SpaceX is pricing at $1.75 trillion while losing $5B a year, and the NASDAQ rule change that paved its path is getting serious DD attention on Reddit

Ticker Ratings
| Ticker | Rating | Entry Price | Current | $ Gain | % Gain |
|---|---|---|---|---|---|
| COIN Coinbase Global, Inc. | sell | $151.60 | — | — | — |
Reddit's investing communities are buzzing about the SpaceX IPO — priced at $135/share targeting a $1.77 trillion valuation, set to trade June 12th after already being oversubscribed. It would be the largest IPO in history, more than double Saudi Aramco's $29.4B listing. The hype is real. But so is the skepticism, and the highest-upvoted DD threads are starting to sound less like moon emojis and more like forensic accounting.

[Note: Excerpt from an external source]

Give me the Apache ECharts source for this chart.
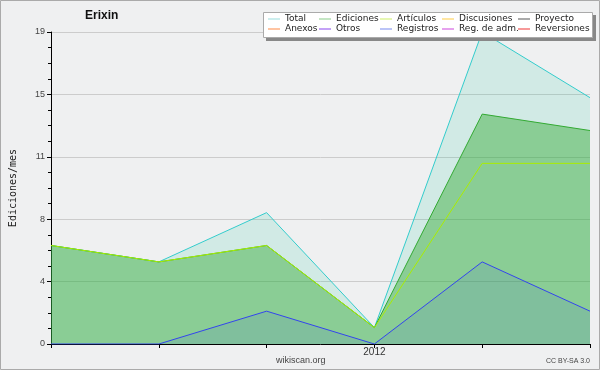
<!DOCTYPE html>
<html>
<head>
<meta charset="utf-8">
<script src="https://cdn.jsdelivr.net/npm/echarts@6/dist/echarts.min.js"></script>
<style>html,body{margin:0;padding:0;background:#eff0f1;}#c{width:600px;height:370px;}</style>
</head>
<body>
<div id="c"></div>
<script>
var months = ['2011-10','2011-11','2011-12','2012-01','2012-02','2012-03'];
var total = [6, 5, 8, 1, 19, 15];
var ediciones = [6, 5, 6, 1, 14, 13];
var articulos = [6, 5, 6, 1, 11, 11];
var registros = [0, 0, 2, 0, 5, 2];
var yTicks = [0, 4, 8, 11, 15, 19];
var legendCols = [['Total','Anexos'],['Ediciones','Otros'],['Artículos','Registros'],['Discusiones','Reg. de adm.'],['Proyecto','Reversiones']];
var legendColors = {'Total':'#99dddd','Anexos':'#ff8844','Ediciones':'#88cc88','Otros':'#8844ee','Artículos':'#ccee66','Registros':'#7788ee','Discusiones':'#ffcc44','Reg. de adm.':'#cc44dd','Proyecto':'#555555','Reversiones':'#ee3333'};
var legendLefts = [268, 319, 380, 442, 518];

var chart = echarts.init(document.getElementById('c'));
var legends = legendCols.map(function(col, i){
  return {
    orient: 'vertical', left: legendLefts[i], top: 14, padding: 0, itemGap: 0,
    icon: 'rect', itemWidth: 12, itemHeight: 1, z: 10,
    textStyle: {fontFamily: 'DejaVu Sans', fontSize: 9, color: '#222', lineHeight: 10, padding: [0,0,0,0]},
    data: col.map(function(n){ return {name: n, itemStyle: {color: legendColors[n], borderWidth: 0}}; })
  };
});
function lineSeries(name, data, color, area){
  var s = {name: name, type: 'line', data: data, symbol: 'none', silent: true,
    lineStyle: {color: color, width: 1}, itemStyle: {color: color}};
  if (area) s.areaStyle = {color: area, opacity: 1};
  return s;
}
var empty = ['Discusiones','Proyecto','Anexos','Otros','Reg. de adm.','Reversiones'];
var series = [
  lineSeries('Total', total, '#33cccc', 'rgba(40,200,160,0.15)'),
  lineSeries('Ediciones', ediciones, '#33aa33', 'rgba(51,170,51,0.45)'),
  lineSeries('Artículos', articulos, '#aaee00', null),
  lineSeries('Registros', registros, '#3344ee', 'rgba(51,68,238,0.1)')
];
empty.forEach(function(n){ series.push(lineSeries(n, [], legendColors[n], null)); });

chart.setOption({
  animation: false,
  backgroundColor: '#eff0f1',
  title: {text: 'Erixin', left: 85, top: 10, padding: 0,
    textStyle: {fontFamily: 'Liberation Sans', fontSize: 12, fontWeight: 'bold', color: '#111'}},
  legend: legends,
  grid: {left: 47, right: 10, top: 32, bottom: 26},
  xAxis: {
    type: 'category', data: months, boundaryGap: false,
    axisLine: {lineStyle: {color: '#000', width: 1}},
    axisTick: {show: true, interval: 0, length: 4, lineStyle: {color: '#000'}},
    axisLabel: {interval: 0, margin: 3, color: '#333', fontFamily: 'Liberation Sans', fontSize: 10,
      formatter: function(v){ return v.slice(5) === '01' ? v.slice(0,4) : ''; }},
    splitLine: {show: false}
  },
  yAxis: {
    type: 'value', min: 0, max: 19, interval: 3.8,
    name: 'Ediciones/mes', nameLocation: 'middle', nameGap: 33,
    nameTextStyle: {fontFamily: 'DejaVu Sans Mono', fontSize: 10, color: '#222'},
    axisLine: {show: true, lineStyle: {color: '#000', width: 1}},
    axisTick: {show: true, length: 4, lineStyle: {color: '#000'}},
    minorTick: {show: true, splitNumber: 4, length: 3, lineStyle: {color: '#000'}},
    axisLabel: {margin: 6, color: '#444', fontFamily: 'Liberation Sans', fontSize: 9,
      formatter: function(v){ var r = Math.round(v); return yTicks.indexOf(r) >= 0 ? String(r) : ''; }},
    splitLine: {show: true, lineStyle: {color: '#cccccc', width: 1}}
  },
  graphic: [
    {type: 'rect', shape: {x: 0.5, y: 0.5, width: 599, height: 369}, style: {fill: 'none', stroke: '#aaaaaa', lineWidth: 1}, z: 0, silent: true},
    {type: 'rect', shape: {x: 266, y: 15, width: 330, height: 26}, style: {fill: '#888888'}, z: 5, silent: true},
    {type: 'rect', shape: {x: 263.5, y: 12.5, width: 329, height: 25}, style: {fill: '#ffffff', stroke: '#aaaaaa', lineWidth: 1}, z: 6, silent: true},
    {type: 'text', left: 276, top: 356, style: {text: 'wikiscan.org', font: '9px "Liberation Sans"', fill: '#444'}, z: 6, silent: true},
    {type: 'text', right: 10, top: 358, style: {text: 'CC BY-SA 3.0', font: '7px "Liberation Sans"', fill: '#444'}, z: 6, silent: true}
  ],
  series: series
});
</script>
</body>
</html>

The post getting the most traction this week cites Andrei Jikh's YouTube breakdown: NASDAQ quietly changed its fast-entry rule on May 1st, cutting index inclusion wait time from 3 months to just 15 trading days and eliminating float requirements. Translation? The moment SpaceX hits the S&P 500, every passive index fund — including your 401(k) — is forced to buy at whatever price the market sets. Reddit's response was equal parts impressed and furious. Meanwhile, $COIN was the S&P 500's worst performer this week, down 19%, a reminder that when risk-off hits, speculative darlings get absolutely cooked first.
The WSB consensus forming right now: SpaceX is a generational company wrapped in a generational valuation — and the passive fund complex just became the most captive buyer in IPO history.